*WRITTEN EXERCISE*
Without the pictures, return exactly the lines from the one with "Reproduce this chart with D3.js." through the one with "var title = 'SUPERFICIE BIBLIOTECAS';". Both end lines belong in the copy.

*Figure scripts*
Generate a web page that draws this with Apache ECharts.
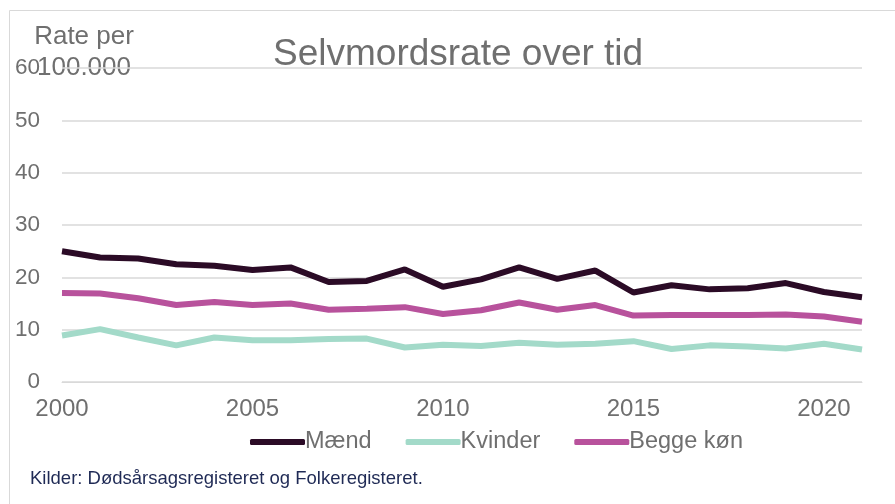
<!DOCTYPE html>
<html>
<head>
<meta charset="utf-8">
<script src="https://cdn.jsdelivr.net/npm/echarts@6/dist/echarts.min.js"></script>
<style>
  html, body { margin: 0; padding: 0; background: #fff; }
  #chart { width: 895px; height: 504px; }
</style>
</head>
<body>
<div id="chart"></div>
<script>
const years = ["2000", "2001", "2002", "2003", "2004", "2005", "2006", "2007", "2008", "2009", "2010",
  "2011", "2012", "2013", "2014", "2015", "2016", "2017", "2018", "2019", "2020", "2021"];
const maend = [25.0, 23.8, 23.6, 22.5, 22.2, 21.4, 21.9, 19.1, 19.3, 21.5, 18.2,
  19.6, 21.9, 19.7, 21.3, 17.1, 18.5, 17.7, 17.9, 18.9, 17.2, 16.2];
const kvinder = [8.9, 10.1, 8.5, 7.0, 8.5, 8.0, 8.0, 8.2, 8.3, 6.6, 7.1,
  6.9, 7.5, 7.1, 7.3, 7.8, 6.3, 7.0, 6.8, 6.4, 7.3, 6.2];
const beggeKon = [17.0, 16.9, 16.0, 14.7, 15.3, 14.7, 15.0, 13.8, 14.0, 14.3, 13.0,
  13.7, 15.2, 13.8, 14.7, 12.7, 12.8, 12.8, 12.8, 12.9, 12.5, 11.5];

const font = "Liberation Sans, Arial, sans-serif";
const gray = "#6f6f6f";

const chart = echarts.init(document.getElementById("chart"));
chart.setOption({
  animation: false,
  textStyle: { fontFamily: font },
  title: {
    text: "Selvmordsrate over tid",
    left: 268,
    top: 31,
    textStyle: { color: gray, fontSize: 37, fontWeight: "normal", fontFamily: font },
  },
  graphic: [
    {
      type: "rect",
      shape: { x: 9.5, y: 10.5, width: 1000, height: 1000 },
      style: { fill: "none", stroke: "#d9d9d9", lineWidth: 1 },
      silent: true,
    },
    {
      type: "text",
      left: 30,
      top: 469,
      style: {
        text: "Kilder: Dødsårsagsregisteret og Folkeregisteret.",
        fill: "#1f2a55",
        font: "18.5px " + font,
      },
    },
    {
      type: "text",
      x: 84,
      y: 21,
      style: {
        text: "Rate per\n100.000",
        fill: gray,
        align: "center",
        font: "26px " + font,
        lineHeight: 31,
      },
    },
  ],
  legend: {
    top: 425,
    left: 245,
    itemWidth: 55,
    itemHeight: 6,
    itemGap: 34,
    icon: "roundRect",
    textStyle: { color: gray, fontSize: 23.5, fontFamily: font, padding: [0, 0, 0, -5] },
    data: ["Mænd", "Kvinder", "Begge køn"],
  },
  grid: { left: 62, right: 33, top: 68, bottom: 122, containLabel: false },
  xAxis: {
    type: "category",
    data: years,
    boundaryGap: false,
    axisLine: { lineStyle: { color: "#d9d9d9" } },
    axisTick: { show: false },
    axisLabel: {
      color: gray,
      fontSize: 24,
      margin: 15,
      interval: (i) => i % 5 === 0,
    },
  },
  yAxis: {
    type: "value",
    min: 0,
    max: 60,
    interval: 10,
    axisLine: { show: false },
    axisTick: { show: false },
    axisLabel: { color: gray, fontSize: 22.5, margin: 22 },
    splitLine: { lineStyle: { color: "#d9d9d9", width: 1.5 } },
  },
  series: [
    {
      name: "Mænd",
      type: "line",
      data: maend,
      symbol: "none",
      lineStyle: { color: "#2b0b26", width: 6 },
      itemStyle: { color: "#2b0b26" },
      z: 3,
    },
    {
      name: "Kvinder",
      type: "line",
      data: kvinder,
      symbol: "none",
      lineStyle: { color: "#a3dac9", width: 6 },
      itemStyle: { color: "#a3dac9" },
    },
    {
      name: "Begge køn",
      type: "line",
      data: beggeKon,
      symbol: "none",
      lineStyle: { color: "#b8529c", width: 6 },
      itemStyle: { color: "#b8529c" },
    },
  ],
});
</script>
</body>
</html>
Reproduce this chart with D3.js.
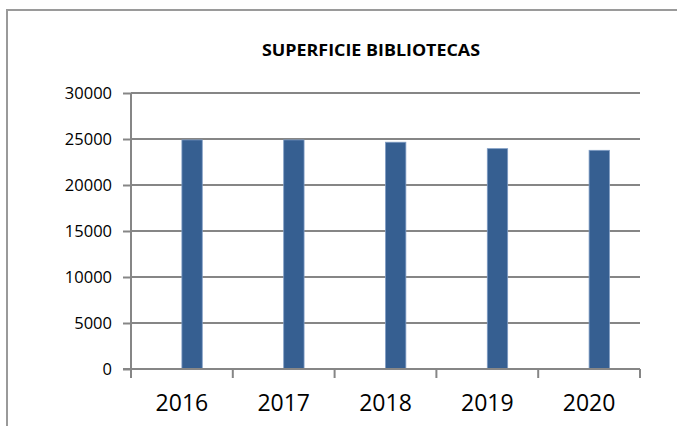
<!DOCTYPE html>
<html>
<head>
<meta charset="utf-8">
<script src="https://cdn.jsdelivr.net/npm/d3@7"></script>
<style>
  body { margin: 0; background: #fff; }
  svg { display: block; font-family: 'Open Sans', sans-serif; }
</style>
</head>
<body>
<div id="chart"></div>
<script>
var years = ['2016', '2017', '2018', '2019', '2020'];
var superficie = [24900, 24900, 24650, 23950, 23770];
var yTicks = [0, 5000, 10000, 15000, 20000, 25000, 30000];
var title = 'SUPERFICIE BIBLIOTECAS';

var width = 677;
var height = 426;
var plot = {left: 131, right: 640, top: 93, bottom: 369};
var gridColor = '#868686';
var barColor = '#365f91';

var svg = d3.select('#chart')
  .append('svg')
  .attr('width', width)
  .attr('height', height);

// outer frame (only left and top visible)
svg.append('path')
  .attr('d', 'M7,' + height + 'V10H' + width)
  .style('fill', 'none')
  .style('stroke', '#9a9a9a')
  .style('stroke-width', 2);

var x = d3.scaleBand().domain(years).range([plot.left, plot.right]);
var y = d3.scaleLinear().domain([0, 30000]).range([plot.bottom, plot.top]);

// gridlines
svg.append('g')
  .selectAll('line')
  .data(yTicks.filter((d) => d > 0))
  .enter()
  .append('line')
  .attr('x1', plot.left)
  .attr('x2', plot.right)
  .attr('y1', (d) => y(d))
  .attr('y2', (d) => y(d))
  .style('stroke', gridColor)
  .style('stroke-width', 2);

// bars, drawn from the band centre to the right
svg.append('g')
  .selectAll('rect')
  .data(superficie)
  .enter()
  .append('rect')
  .attr('x', (d, i) => x(years[i]) + x.bandwidth() / 2)
  .attr('y', (d) => y(d))
  .attr('width', x.bandwidth() * 0.2)
  .attr('height', (d) => y(0) - y(d))
  .style('fill', barColor)
  .style('stroke', '#7f9cc4')
  .style('stroke-width', 0.8);

// y axis
var yAxis = d3.axisLeft(y).tickValues(yTicks).tickFormat(d3.format('d')).tickSize(8).tickPadding(11);
var gy = svg.append('g')
  .attr('transform', 'translate(' + plot.left + ',0)')
  .call(yAxis);
gy.select('.domain').attr('d', 'M0,' + plot.top + 'V' + (plot.bottom + 8));
gy.selectAll('line').style('stroke', gridColor).style('stroke-width', 2);
gy.select('.domain').style('stroke', gridColor).style('stroke-width', 2);
gy.selectAll('text')
  .style('font-family', 'Open Sans')
  .style('font-size', '16.5px')
  .style('fill', '#000');

// x axis with ticks on the band edges
var xAxis = svg.append('g')
  .attr('transform', 'translate(0,' + plot.bottom + ')');
xAxis.append('line')
  .attr('x1', plot.left - 8)
  .attr('x2', plot.right)
  .style('stroke', gridColor)
  .style('stroke-width', 2);
xAxis.selectAll('.tick')
  .data(years.concat(['end']))
  .enter()
  .append('line')
  .attr('class', 'tick')
  .attr('x1', (d) => d === 'end' ? plot.right : x(d))
  .attr('x2', (d) => d === 'end' ? plot.right : x(d))
  .attr('y1', 0)
  .attr('y2', 9)
  .style('stroke', gridColor)
  .style('stroke-width', 2);
xAxis.selectAll('text')
  .data(years)
  .enter()
  .append('text')
  .attr('x', (d) => x(d) + x.bandwidth() / 2)
  .attr('y', 42)
  .attr('text-anchor', 'middle')
  .style('font-size', '23px')
  .style('fill', '#000')
  .text((d) => d);

// title
svg.append('text')
  .attr('x', 371)
  .attr('y', 56)
  .attr('text-anchor', 'middle')
  .style('font-weight', 'bold')
  .style('font-size', '16px')
  .attr('textLength', 218)
  .attr('lengthAdjust', 'spacingAndGlyphs')
  .style('fill', '#000')
  .text(title);
</script>
</body>
</html>
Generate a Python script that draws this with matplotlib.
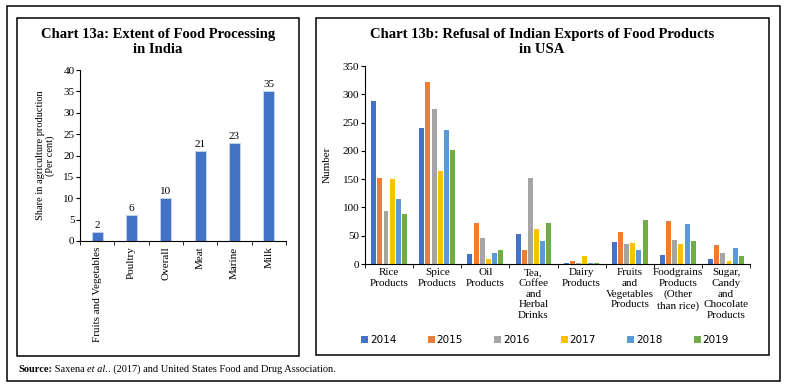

*WRITTEN SOLUTION*
Reproduce this chart with D3.js.
<!DOCTYPE html>
<html>
<head>
<meta charset="utf-8">
<script src="https://cdn.jsdelivr.net/npm/d3@7"></script>
<style>
  body { margin: 0; background: #fff; }
  svg { display: block; font-family: 'Open Sans', sans-serif; }
</style>
</head>
<body>
<div id="chart"></div>
<script>
var years = ['2016', '2017', '2018', '2019', '2020'];
var superficie = [24900, 24900, 24650, 23950, 23770];
var yTicks = [0, 5000, 10000, 15000, 20000, 25000, 30000];
var title = 'SUPERFICIE BIBLIOTECAS';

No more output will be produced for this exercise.